Caroline : Vous avez déjà pensé vivre ailleurs qu’aux Etats-Unis ?Oui ! Ma femme regarde les annonces immobilières à chaque fois que nous venons ! L’hiver au Wyoming peut être rude. Il y a beaucoup de neige, il fait très froid. Moi ça me va, c’est ce que j’aime, escalader les montagnes... Je m’en fiche du froid, de la neige, mais je crois que c’est un peu long parfois pour Judy. Je vois plusieurs endroits plus chaud où nous pourrions nous réfugier pendant l’hiver. Nous nous mettons toujours au régime pendant plusieurs semaines avant de venir en France. Nous ne mangeons rien. J’ai ris avec ça parce que je parlais avec Oliver et je lui disais « ah, votre nourriture waow » et il m’a répondu « tu sais on à l’avantage d’être entre les Allemands et les Anglais alors tout ce que nous cuisinons semble vraiment bon ! »

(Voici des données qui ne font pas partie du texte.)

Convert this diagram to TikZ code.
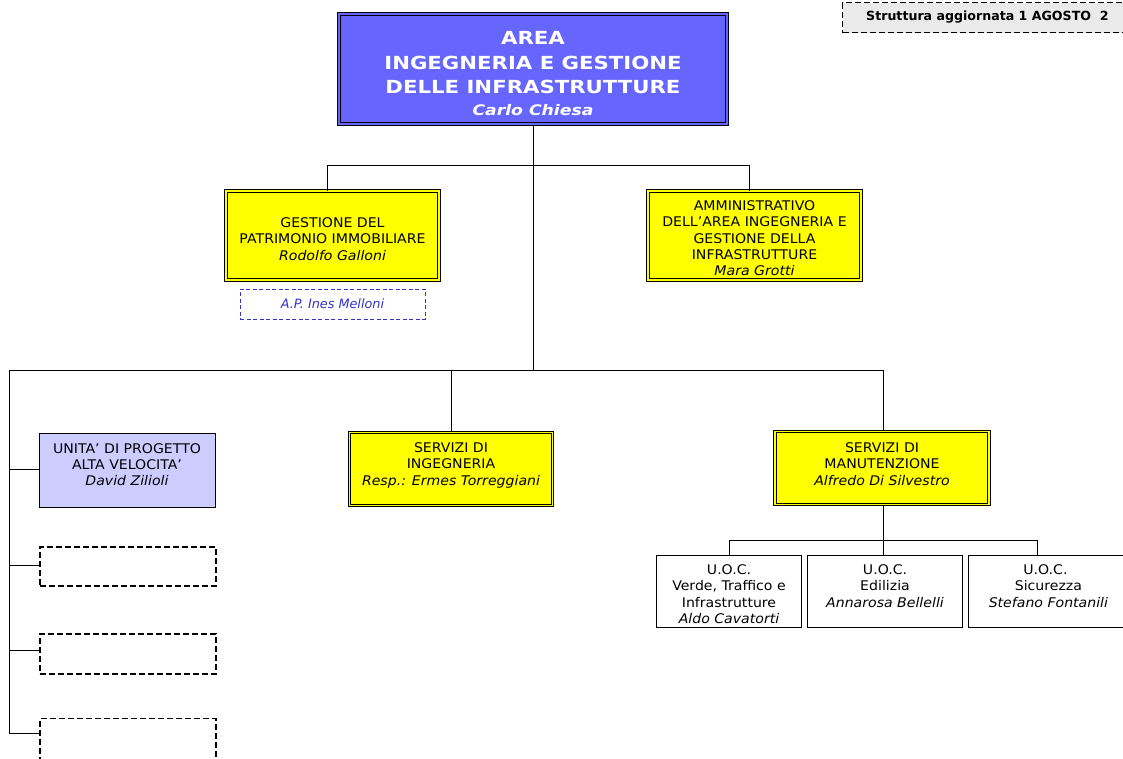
\documentclass[tikz,border=0pt]{standalone}
\usepackage{fontspec}
\setmainfont{DejaVu Sans}[FakeStretch=1.06]
\newfontfamily\headfont{DejaVu Sans}[FakeStretch=1.18]
\newfontfamily\plainfont{DejaVu Sans}
\definecolor{areablue}{HTML}{6666FF}
\definecolor{boxyellow}{HTML}{FFFF00}
\definecolor{unitlilac}{HTML}{CCCCFF}
\definecolor{apblue}{HTML}{3333CC}
\definecolor{notegray}{HTML}{EAEAEA}
% box text: a top-aligned paragraph of given height and width, centred in its node
\newcommand\boxlines[3]{\parbox[c][#1][t]{#2}{\centering #3}}
\begin{document}
\begin{tikzpicture}[x=1pt,y=-1pt,
  conn/.style={line width=0.9pt, black},
  areabox/.style={draw=black, line width=1.1pt, double=areablue, double distance=1.8pt,
    fill=areablue, text=white, align=center, inner sep=0pt,
    font=\headfont\fontsize{18}{24.5}\selectfont\bfseries},
  yellowbox/.style={draw=black, line width=1pt, double=boxyellow, double distance=1.6pt,
    fill=boxyellow, inner sep=0pt, font=\fontsize{13.3}{16.4}\selectfont},
  plainbox/.style={draw=black, line width=0.8pt, fill=white, inner sep=0pt,
    font=\fontsize{13.3}{16.2}\selectfont},
  emptybox/.style={draw=black, line width=1.3pt, dash pattern=on 6pt off 3pt, fill=white,
    inner sep=0pt},
  apbox/.style={draw=apblue, line width=1pt, dash pattern=on 4pt off 2.5pt, fill=white,
    text=apblue, inner sep=0pt, font=\plainfont\fontsize{12.8}{14}\selectfont\itshape},
  notebox/.style={draw=black, line width=1.1pt, dash pattern=on 6pt off 3pt, fill=notegray,
    inner sep=0pt},
  notefont/.style={font=\plainfont\fontsize{12.6}{14}\selectfont\bfseries}
]
\useasboundingbox (0,0) rectangle (1123,758);

% date note in the top corner
\node[notebox, minimum width=300pt, minimum height=30pt, anchor=north west] (note) at (842,2) {};
\node[notefont, anchor=west, inner sep=0pt] (notetext) at (866,17.5) {Struttura aggiornata 1 AGOSTO\ \ 2};

% head of the area
\node[areabox, minimum width=388pt, minimum height=110pt] (area) at (533,69)
  {\boxlines{75pt}{380pt}{AREA\\INGEGNERIA E GESTIONE\\DELLE INFRASTRUTTURE\par
   \vspace{4pt}{\itshape\fontsize{14.6}{18}\selectfont Carlo Chiesa\par}}};

% staff offices
\node[yellowbox, minimum width=213pt, minimum height=89pt] (patr) at (332.5,235.5)
  {\boxlines{36pt}{210pt}{GESTIONE DEL\\PATRIMONIO IMMOBILIARE\\\itshape Rodolfo Galloni}};
\node[apbox, minimum width=185pt, minimum height=30pt] (ap) at (332.5,304) {A.P. Ines Melloni};
\node[yellowbox, minimum width=213pt, minimum height=89pt] (amm) at (754.5,235.5)
  {\boxlines{70pt}{210pt}{AMMINISTRATIVO\\DELL’AREA INGEGNERIA E\\GESTIONE DELLA\\INFRASTRUTTURE\\\itshape Mara Grotti}};

% line units
\node[plainbox, fill=unitlilac, minimum width=176pt, minimum height=74pt] (uav) at (127,470)
  {\boxlines{53pt}{174pt}{UNITA’ DI PROGETTO\\ALTA VELOCITA’\\\itshape David Zilioli}};
\node[emptybox, minimum width=176pt, minimum height=39pt] (e1) at (128,566.5) {};
\node[emptybox, minimum width=176pt, minimum height=40pt] (e2) at (128,654) {};
\node[emptybox, minimum width=176pt, minimum height=60pt, anchor=north] (e3) at (128,718) {};

\node[yellowbox, minimum width=203pt, minimum height=73pt] (ing) at (451,469)
  {\boxlines{53pt}{200pt}{SERVIZI DI\\INGEGNERIA\\\itshape Resp.: Ermes Torreggiani}};
\node[yellowbox, minimum width=214pt, minimum height=73pt] (man) at (882,468)
  {\boxlines{51pt}{210pt}{SERVIZI DI\\MANUTENZIONE\\\itshape Alfredo Di Silvestro}};

% U.O.C. under the maintenance services
\node[plainbox, minimum width=145pt, minimum height=72pt, anchor=north] (uoc1) at (729,555)
  {\boxlines{53pt}{143pt}{U.O.C.\\Verde, Traffico e\\Infrastrutture\\\itshape Aldo Cavatorti}};
\node[plainbox, minimum width=155pt, minimum height=72pt, anchor=north] (uoc2) at (885,555)
  {\boxlines{53pt}{153pt}{U.O.C.\\Edilizia\\\itshape Annarosa Bellelli}};
\node[plainbox, minimum width=160pt, minimum height=72pt, anchor=north west] (uoc3) at (968,555)
  {\boxlines{53pt}{153pt}{\hspace*{-6pt}U.O.C.\\Sicurezza\\\itshape Stefano Fontanili}};

% connectors: head to staff offices
\coordinate (busA) at (533,165);
\coordinate (patrin) at ([xshift=-5.5pt]patr.north);
\coordinate (ammin) at ([xshift=-5.5pt]amm.north);
\draw[conn] (area.south) -- (533,370);
\draw[conn] (patrin) -- (patrin |- busA) -- (ammin |- busA) -- (ammin);

% connectors: head to line units
\coordinate (busB) at (533,370);
\coordinate (lefttop) at (9,370);
\coordinate (leftbot) at (9,733);
\coordinate (manin) at ([xshift=1pt]man.north);
\draw[conn] (lefttop) -- (manin |- busB) -- (manin);
\draw[conn] (ing.north |- busB) -- (ing.north);
\draw[conn] (lefttop) -- (leftbot);
\draw[conn] (9,469) -- (uav.west |- 0,469);
\draw[conn] (9,565) -- (e1.west |- 0,565);
\draw[conn] (9,650) -- (e2.west |- 0,650);
\draw[conn] (leftbot) -- (e3.west |- leftbot);

% connectors: maintenance services to U.O.C.
\coordinate (manout) at ([xshift=1pt]man.south);
\coordinate (busC) at (manout |- 0,540);
\draw[conn] (manout) -- (busC) -- (busC |- uoc2.north);
\draw[conn] (uoc1.north) -- (uoc1.north |- busC) -- (1037,540) -- (1037,555);
\end{tikzpicture}
\end{document}
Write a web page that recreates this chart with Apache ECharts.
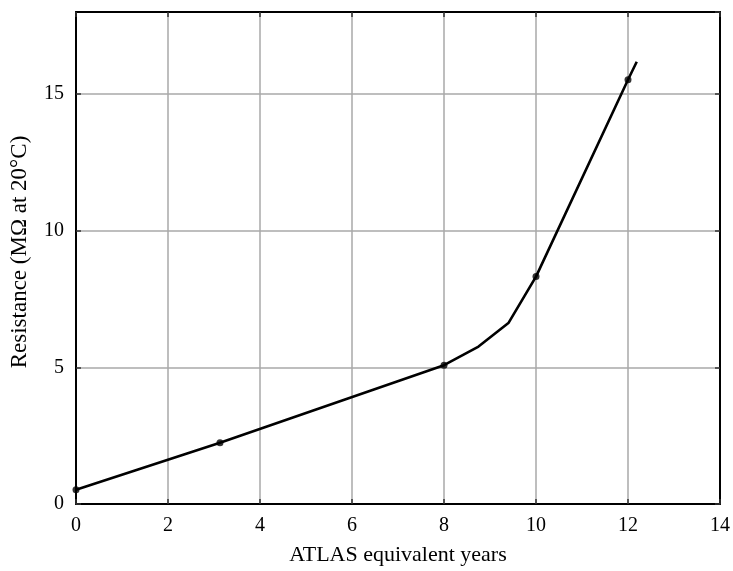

Caroline : Ma dernière question, est-ce que vous avez envie d’écrire des romans sans Walt, d’autres histoires ?Craig : Oh oui. J’ai d’autres projets. Je travaille dessus. Une des choses, quand vous êtes auteur, c’est de ne faut pas s’enfermer avec le genre, le style. Il faut écrire d’autres choses pour s’amuser, pour garder de la fraîcheur, de la nouveauté. Je ne veux pas être un de ces auteurs qui répète la même formule encore et encore.
La conversation s’est poursuivie avec
dj duclock et ses questions, Craig et Judy prolongeant volontiers l’échange. Tout le monde en a profité pour pratiquer son anglais et cette première rencontre organisée par l'association a été un immense plaisir.